There's a universal law that says we reap what we sow.
If we believe we live in a friendly, loving world, then we experience life (in all its magnificence) in a friendly, loving world.
If we truly don't judge others, then we don't feel others are judging us.
If we spend our days spreading around Joy, then Joy is what we'll find in our environments.
I've been thinking about this, and how it relates to motherhood.
It's broadly accepted that mothers often feel so unappreciated.
It occurred to me the other day that if that were so, then maybe a fine and quick way to fix that would be for mothers to show -demonstrate- how fantastically awesome they are.
It's a sort of version of saying "Yes!" which is a totally joyful and marvelous thing to do... but I think it goes beyond that, and into our own Selves a bit.
I mean--if we're feeling like our children aren't completely in love with us, and aren't noticing how awesome we are... why not convince them?
We have nothing but resentment to lose, and only delight in our relationship to gain.
If we dissect it a bit (and are not living our lives consciously this way already) then we might realize the last time we courted our children for any real length of time was when they were in the womb.
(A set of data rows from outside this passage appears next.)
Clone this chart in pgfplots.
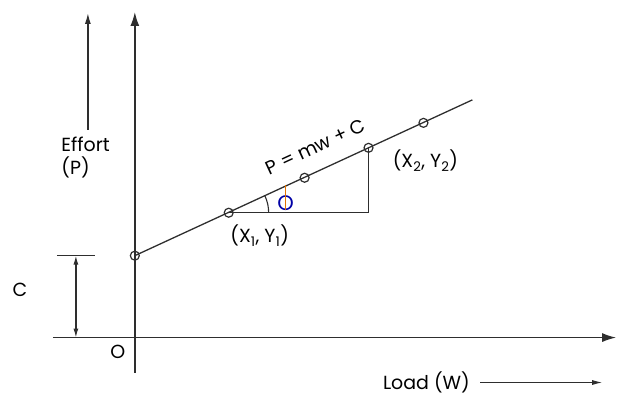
\documentclass[border=0pt]{standalone}
\usepackage{fontspec}
\setmainfont{Poppins}
\usepackage{pgfplots}
\pgfplotsset{compat=1.18}
\usetikzlibrary{arrows.meta}
\definecolor{ln}{HTML}{2E2E2E}
\begin{document}
\begin{tikzpicture}
\begin{axis}[
  width=617pt, height=393pt, scale only axis,
  xmin=0, xmax=617, ymin=0, ymax=393,
  hide axis, clip=false,
  font=\fontsize{19}{22}\selectfont,
]
\path (axis cs:0,0) rectangle (axis cs:617,393);
% axes
\draw[ln, line width=1.6pt, -{Latex[length=14pt,width=9pt]}] (axis cs:135,20) -- (axis cs:135,381);
\draw[ln, line width=1.6pt, -{Latex[length=14pt,width=9pt]}] (axis cs:53,55) -- (axis cs:617,55);
% effort arrow
\draw[ln, line width=1.4pt, -{Latex[length=11pt,width=6pt]}] (axis cs:88,263) -- (axis cs:88,380);
% load arrow
\draw[ln, line width=1pt, -{Latex[length=10pt,width=5pt]}] (axis cs:481,10) -- (axis cs:603,10);
% C bracket
\draw[ln, line width=1.2pt] (axis cs:57,137) -- (axis cs:95,137);
\draw[ln, line width=1.2pt, {Latex[length=9pt,width=5pt]}-{Latex[length=9pt,width=5pt]}] (axis cs:76,137) -- (axis cs:76,55);
% line
\addplot[ln, line width=1.3pt, no marks] coordinates {(135,137) (473,293)};
% triangle
\addplot[ln, line width=1.3pt, no marks] coordinates {(229,180) (369,180) (369,245)};
% points
\addplot[only marks, mark=o, mark size=4.5pt, ln, line width=1.2pt, mark options={fill=white}] coordinates {
(135,137) (229,180) (305,215) (369,245) (424,270)};
% angle arc
\draw[ln, line width=1.1pt] (axis cs:269,180) arc[start angle=0, end angle=24.8, radius=40pt];
\node[text=blue!65!black, inner sep=0pt, font=\fontsize{21}{22}\selectfont] at (axis cs:286,190) {O};
\draw[orange!90!black, line width=1.4pt] (axis cs:286,183) -- (axis cs:286,208);
% labels
\node[anchor=west] at (axis cs:58,248) {Effort};
\node[anchor=west] at (axis cs:58,225) {(P)};
\node at (axis cs:20,103) {C};
\node at (axis cs:118,41) {O};
\node at (axis cs:260,157) {(X\textsubscript{1}, Y\textsubscript{1})};
\node at (axis cs:426,232) {(X\textsubscript{2}, Y\textsubscript{2})};
\node[rotate=24.8] at (axis cs:316,246) {P = mw + C};
\node at (axis cs:427,10) {Load (W)};
\end{axis}
\end{tikzpicture}
\end{document}
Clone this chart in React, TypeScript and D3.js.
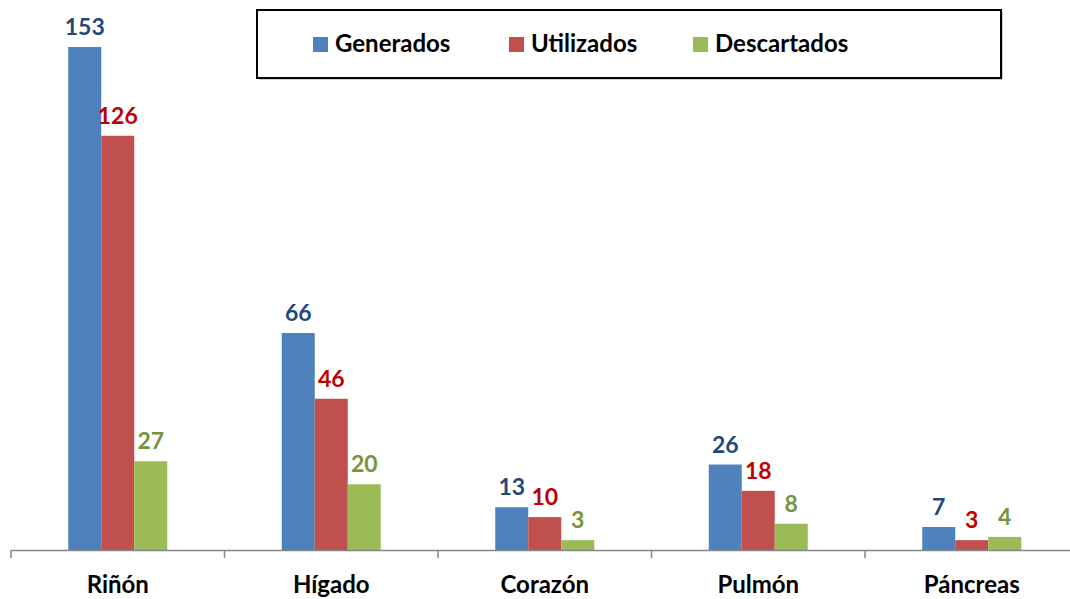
import React from "react";
import * as d3 from "d3";

const categories = ["Riñón", "Hígado", "Corazón", "Pulmón", "Páncreas"];
const seriesNames = ["Generados", "Utilizados", "Descartados"];
const generados = [153, 66, 13, 26, 7];
const utilizados = [126, 46, 10, 18, 3];
const descartados = [27, 20, 3, 8, 4];

const barColors = ["#4F81BD", "#C0504D", "#9BBB59"];
const labelColors = ["#1F497D", "#C00000", "#77933C"];
const legendX = [313, 509, 693];

export default function App() {
  const W = 1070, H = 599;
  const series = [generados, utilizados, descartados];
  const x0 = d3.scaleBand<string>().domain(categories).range([11, 11 + 213.5 * 5]).paddingInner(0).paddingOuter(0);
  const x1 = d3.scaleBand<string>().domain(seriesNames).range([57.25, 57.25 + 99]);
  const y = d3.scaleLinear().domain([0, 153]).range([550, 47]);
  const font = "Lato, 'Open Sans', sans-serif";
  return (
    <svg width={W} height={H} style={{ position: "absolute", left: 0, top: 0, background: "#fff" }} fontFamily={font}>
      {categories.map((c, i) => (
        <g key={c}>
          {series.map((s, j) => {
            const bx = (x0(c) as number) + (x1(seriesNames[j]) as number);
            const bw = x1.bandwidth();
            return (
              <g key={j}>
                <rect x={bx} y={y(s[i])} width={bw} height={y(0) - y(s[i])} fill={barColors[j]} />
                <text x={bx + bw / 2} y={y(s[i]) - 12} textAnchor="middle" fontWeight="bold" fontSize={23} fill={labelColors[j]}>{s[i]}</text>
              </g>
            );
          })}
          <text x={(x0(c) as number) + x0.bandwidth() / 2} y={593} textAnchor="middle" fontWeight="bold" fontSize={24} fill="#000">{c}</text>
        </g>
      ))}
      <line x1={11} x2={W} y1={550.5} y2={550.5} stroke="#868686" strokeWidth={1.5} />
      {d3.range(0, 6).map((k) => {
        const tx = 11 + k * 213.5;
        return <line key={k} x1={tx} x2={tx} y1={550} y2={558} stroke="#868686" strokeWidth={1.5} />;
      })}
      <rect x={259} y={12} width={744} height={68} fill="#d0d0d0" />
      <rect x={257} y={10} width={744} height={68} fill="#fff" stroke="#000" strokeWidth={2} />
      {seriesNames.map((n, j) => (
        <g key={n}>
          <rect x={legendX[j]} y={37} width={15} height={15} fill={barColors[j]} />
          <text x={legendX[j] + 22} y={52} fontWeight="bold" fontSize={24} fill="#000">{n}</text>
        </g>
      ))}
    </svg>
  );
}
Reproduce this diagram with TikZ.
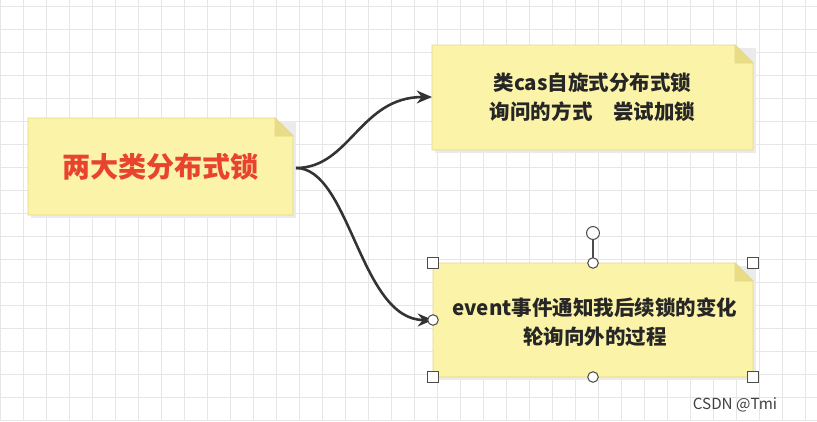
\documentclass[tikz,border=0pt]{standalone}
\usepackage{fontspec}
\setmainfont{Noto Sans CJK SC}
\usetikzlibrary{arrows.meta}
\definecolor{notefill}{HTML}{FBF3A8}
\definecolor{notedraw}{HTML}{E3D98A}
\definecolor{foldfill}{HTML}{E8DD86}
\definecolor{gridcol}{HTML}{E6E6E6}
\definecolor{txtred}{HTML}{E8432E}
\definecolor{linkcol}{HTML}{333333}
\tikzset{
  note/.style={fill=notefill, draw=notedraw, line width=0.8pt},
  fold/.style={fill=foldfill, draw=notedraw, line width=0.8pt},
  link/.style={draw=linkcol, line width=2.2pt, -{Stealth[length=13pt,width=11pt]}},
  handle/.style={draw=black!70, fill=white, line width=0.9pt, minimum size=9pt, inner sep=0pt},
  notetext/.style={font=\bfseries\fontsize{17.5}{25}\selectfont, align=center, text=black!85}
}
\newcommand{\stickynote}[5]{% name, x1, y1, x2, y2
  \fill[black!8] (#2+3,#3+3) rectangle (#4+3,#5+3);
  \path[note] (#2,#3) -- (#4-18,#3) -- (#4,#3+18) -- (#4,#5) -- (#2,#5) -- cycle;
  \path[fold] (#4-18,#3) -- (#4-18,#3+18) -- (#4,#3+18) -- cycle;
  \coordinate (#1) at ({(#2+#4)/2},{(#3+#5)/2});
}
\begin{document}
\begin{tikzpicture}[x=0.03cm,y=-0.03cm]
  \useasboundingbox (0,0) rectangle (817,421);
  \fill[white] (0,0) rectangle (817,421);
  \foreach \gx in {0,23,...,817} \draw[gridcol, line width=0.6pt] (\gx,0) -- (\gx,421);
  \foreach \gy in {6,29,...,421} \draw[gridcol, line width=0.6pt] (0,\gy) -- (817,\gy);
  % notes
  \stickynote{left}{28}{118}{293}{215}
  \stickynote{top}{432}{45}{753}{150}
  \stickynote{bottom}{433}{263}{753}{377}
  \node[text=txtred, font=\bfseries\fontsize{24}{28}\selectfont] (lefttext) at (left) {两大类分布式锁};
  \node[notetext] (toptext) at (top) {类cas自旋式分布式锁\\询问的方式\quad 尝试加锁};
  \node[notetext] (bottomtext) at (595,322) {event事件通知我后续锁的变化\\轮询向外的过程};
  % links
  \coordinate (start) at (296,168);
  \coordinate (topin) at (432,97);
  \coordinate (botin) at (433,320);
  \draw[link] (start) .. controls (350,168) and (360,97) .. (topin);
  \draw[link] (start) .. controls (350,168) and (360,320) .. (botin);
  % selection handles
  \draw[black!70, line width=0.9pt] (593,233) -- (593,263);
  \node[handle, circle, minimum size=11pt] (rot) at (593,233) {};
  \foreach \hx/\hy in {433/263,753/263,433/377,753/377}
    \node[handle] at (\hx,\hy) {};
  \foreach \hx/\hy in {593/263,593/377,433/320}
    \node[handle, circle] at (\hx,\hy) {};
  \node[font=\fontsize{13}{15}\selectfont, text=black!75] (mark) at (735,405) {CSDN @Tmi};
\end{tikzpicture}
\end{document}
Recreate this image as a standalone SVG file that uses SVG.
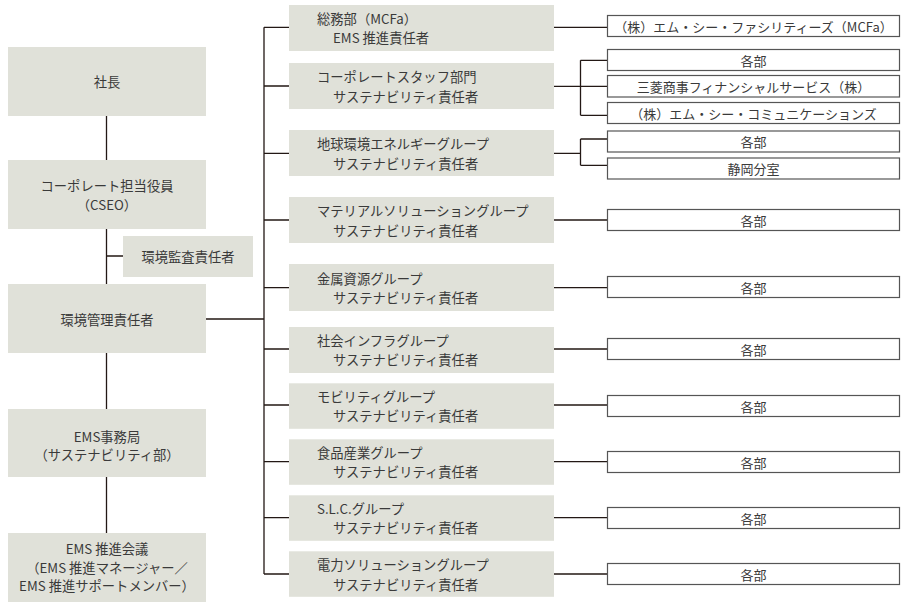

We were never cross with them, and didn't scowl... we had nothing but sweet words and smiles and soft pettings for them... they were literally quite close to our hearts, and we had nothing but love to share with them.
Now we might offer them our harried expressions, terse corrections, sighs of irritation... who can blame them for not smiling with elation at such a one?
So instead I suggest that it goes a fantastically long way toward feeling beloved if we act as a beloved.
If we let our eyes light up when a babe comes into the room.
If we respond with gladness.
If we're playful.
We can offer an idea to walk to the corner for an icecream cone. (Even if we have some in the freezer.)
We can say, "Hey... how about cupcakes?" With sprinkles.
We can ask, "What would you like to do today?"
We can watch them play a video game for at least a half hour... and marvel (and comment!) at how brilliant and fantastic they are at it.
We can show them our best tricks-- be it a supersize bubble (after walking to the store just for a pack of bubblegum, of course), smooth roller-skating moves, two cartwheels in a row, or no-hands while riding a bicycle.
We can cook their favorite dinner, jump on the trampoline, do cannonballs into the pool (even if it's in public), play tag, draw tattoos on ourselves, sleep outside in the backyard, have cake and icecream for breakfast, show them how to make daisy chains, rent them a game they've been wanting to check out, spend five hours at the park, fill fifty-thousand water balloons for them, splash in puddles, show them an amazing science demo, line up a fantastic pattern of dominoes (and let them knock it over), build a tall, tall tower (and let them knock it over), take them to the movie drive-in, have an extended dress-up tea party, let them paint your toenails any color they like, throw a party just because, make a super-cool obstacle course, show them how well you can (or can't!) hula hoop, run through the sprinklers, be joyful! and Listen.
Instead of the usual stuff that some feel is the mark of a good mother - hurrying everyone to make sure appointments are made on time, keeping faces (and hands and feet and clothes) clean, doing six hours of housework (and fussing or grumbling when interrupted or deterred), correcting behaviors and words and actions every two minutes -none of which is impressive or joyful or imaginative or awesome to your children- why not intentionally set out to charm and beguile them?
I can say with absolute surety that purposefully being a friend, supporter, and playmate (however they and we like to play) to our child can only aid us in a lighter being.
If we act with love, there will be Love.
If we act with joy, there will be Joy.
If we act with Awesomeness-- our children will delight in our Awesomeness.
That can only better how we feel about our Self, and how we feel about our world.